Fitzgerald’s filing states that Cheney passed the annotated article by Wilson to his chief of staff, Lewis “Scooter” Libby, who Fitzgerald says subsequently discussed Wilson’s marriage to Plame in conversations with two reporters, despite the fact that Plame was a covert CIA officer and her name was not supposed to be revealed.

Fitzgerald does not allege in his filing that Cheney ordered Libby to disclose Plame’s identity. But he states that Cheney’s note to Libby helps “explain the context of, and provide a motive for” many of the later statements and actions by Libby. Libby was indicted last year for making false statements to FBI agents, obstruction of justice and perjury, mostly based on Libby’s testimony that he did not confirm Plame’s involvement in conversations with the two journalists.

Wilson’s credibility became a key issue for the White House because the results of his probe into Iraq’s nuclear program surfaced when the administration had already been hit by charges it had distorted intelligence before invading Iraq. Wilson had concluded after taking a CIA-sponsored trip to Niger two years earlier that evidence of Iraqi attempts to acquire nuclear weapons materials there was dubious.

A court filing last month by Fitzgerald – who has been gradually spelling out what he plans to say during Libby’s trial next year – stated that Cheney had expressed concern about whether Wilson’s trip was a junket set up by his wife. The new filing includes the precise annotations Cheney wrote on a copy of Wilson’s July 2003 article in the New York Times, titled “What I Didn’t Find in Africa.”

“Have they done this sort of thing before?” Cheney wrote. “Send an amb(assador) to answer a question? Do we ordinarily send people out pro bono to work for us? Or did his wife send him on a junket?”

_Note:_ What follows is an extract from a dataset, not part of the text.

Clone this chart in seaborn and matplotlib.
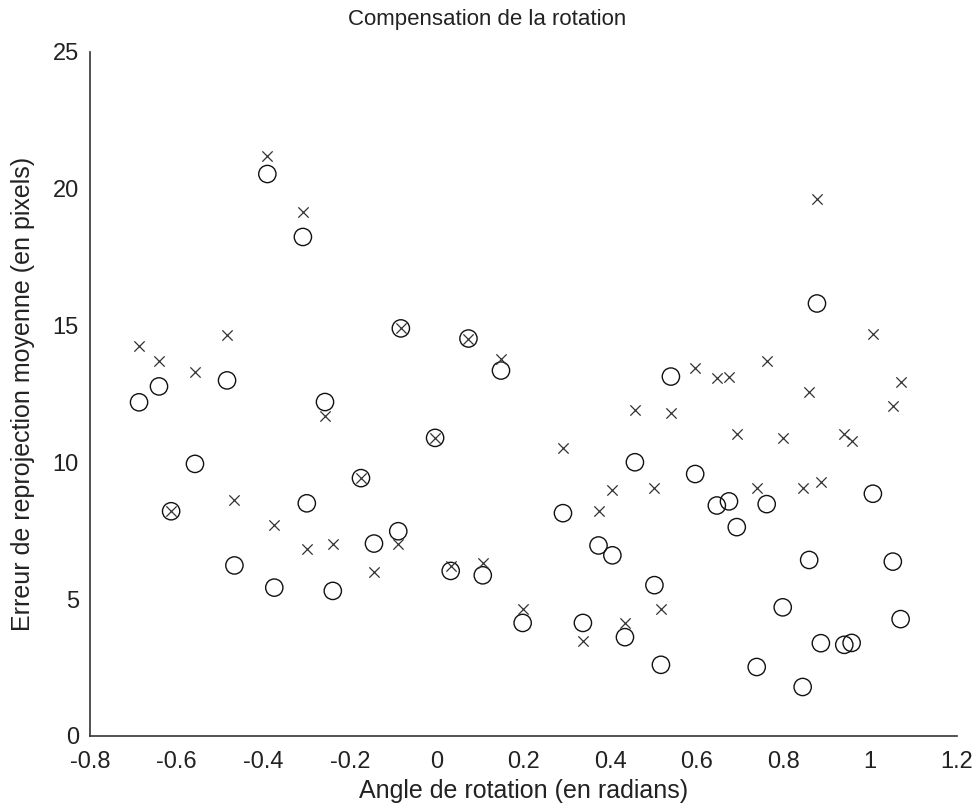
import numpy as np
import pandas as pd
import seaborn as sns
import matplotlib.pyplot as plt

# data: one angle per trial, two error values
angle = [-0.687, -0.641, -0.613, -0.558, -0.484, -0.467, -0.391, -0.375, -0.309, -0.300,
         -0.258, -0.240, -0.175, -0.145, -0.089, -0.083, -0.004, 0.032, 0.073, 0.106,
         0.148, 0.198, 0.291, 0.337, 0.373, 0.405, 0.434, 0.457, 0.502, 0.517,
         0.540, 0.596, 0.646, 0.674, 0.692, 0.738, 0.761, 0.798, 0.844, 0.859,
         0.877, 0.886, 0.940, 0.957, 1.006, 1.052, 1.070]
err_circle = [12.19, 12.77, 8.21, 9.94, 12.99, 6.23, 20.53, 5.42, 18.23, 8.50,
              12.20, 5.30, 9.42, 7.03, 7.48, 14.89, 10.89, 6.03, 14.52, 5.87,
              13.35, 4.13, 8.14, 4.13, 6.96, 6.60, 3.61, 10.00, 5.51, 2.60,
              13.13, 9.57, 8.42, 8.57, 7.63, 2.52, 8.47, 4.70, 1.79, 6.43,
              15.80, 3.39, 3.33, 3.40, 8.85, 6.37, 4.27]
err_cross = [14.23, 13.71, 8.21, 13.29, 14.66, 8.63, 21.19, 7.70, 19.16, 6.82,
             11.69, 7.03, 9.42, 6.00, 7.02, 14.89, 10.89, 6.20, 14.52, 6.33,
             13.77, 4.64, 10.53, 3.46, 8.21, 8.99, 4.13, 11.90, 9.05, 4.64,
             11.81, 13.43, 13.07, 13.13, 11.03, 9.05, 13.71, 10.87, 9.05, 12.56,
             19.61, 9.27, 11.05, 10.78, 14.68, 12.04, 12.93]
x_ticks = ['-0.8', '-0.6', '-0.4', '-0.2', '0', '0.2', '0.4', '0.6', '0.8', '1', '1.2']
y_ticks = [0, 5, 10, 15, 20, 25]

df = pd.DataFrame({'angle': angle, 'circle': err_circle, 'cross': err_cross})

sns.set_style('white')
plt.rcParams['font.family'] = ['Liberation Sans Narrow', 'Liberation Sans', 'DejaVu Sans']

fig = plt.figure(figsize=(9.79, 8.07), dpi=100)
ax = fig.add_axes([0.092, 0.088, 0.8855, 0.848])

sns.scatterplot(data=df, x='angle', y='circle', marker='o', s=155,
                facecolor='none', edgecolor='#111111', linewidth=1.0, ax=ax)
sns.scatterplot(data=df, x='angle', y='cross', marker='x', s=55,
                color='#333333', linewidth=0.9, ax=ax)

ax.set_xlim(-0.8, 1.2)
ax.set_ylim(0, 25)
ax.set_xticks(np.linspace(-0.8, 1.2, len(x_ticks)))
ax.set_xticklabels(x_ticks)
ax.set_yticks(y_ticks)
ax.tick_params(direction='in', length=7, width=1, labelsize=17, color='#333333',
               labelcolor='#222222')
ax.tick_params(axis='x', pad=11)
ax.tick_params(axis='y', pad=8)
sns.despine(ax=ax)
for s in ['left', 'bottom']:
    ax.spines[s].set_linewidth(1.2)
    ax.spines[s].set_color('#333333')

ax.set_xlabel('Angle de rotation (en radians)', fontsize=18, color='#222222')
ax.xaxis.set_label_coords(0.5, -0.063)
ax.set_ylabel('Erreur de reprojection moyenne (en pixels)', fontsize=18, color='#222222')
ax.yaxis.set_label_coords(-0.063, 0.5)
fig.text(487 / 979, 1 - 19 / 807, 'Compensation de la rotation', fontsize=16,
         ha='center', va='center', color='#222222')

fig.savefig('out.png', dpi=100)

Fitzgerald’s filing states that Libby learned of Plame’s name from Cheney, in the course of discussions by the vice president’s office about how to respond to a June 2003 inquiry from Washington Post reporter Walter Pincus about Wilson’s trip to Niger. Fitzgerald asserts those conversations – and earlier ones sparked by a May 2003 column about the trip in the Times – help demonstrate that Libby’s “disclosures to the press concerning Mr. Wilson’s wife were not casual disclosures.”

Cheney spokeswoman Lea Anne McBride declined to comment and referred questions to Fitzgerald’s office.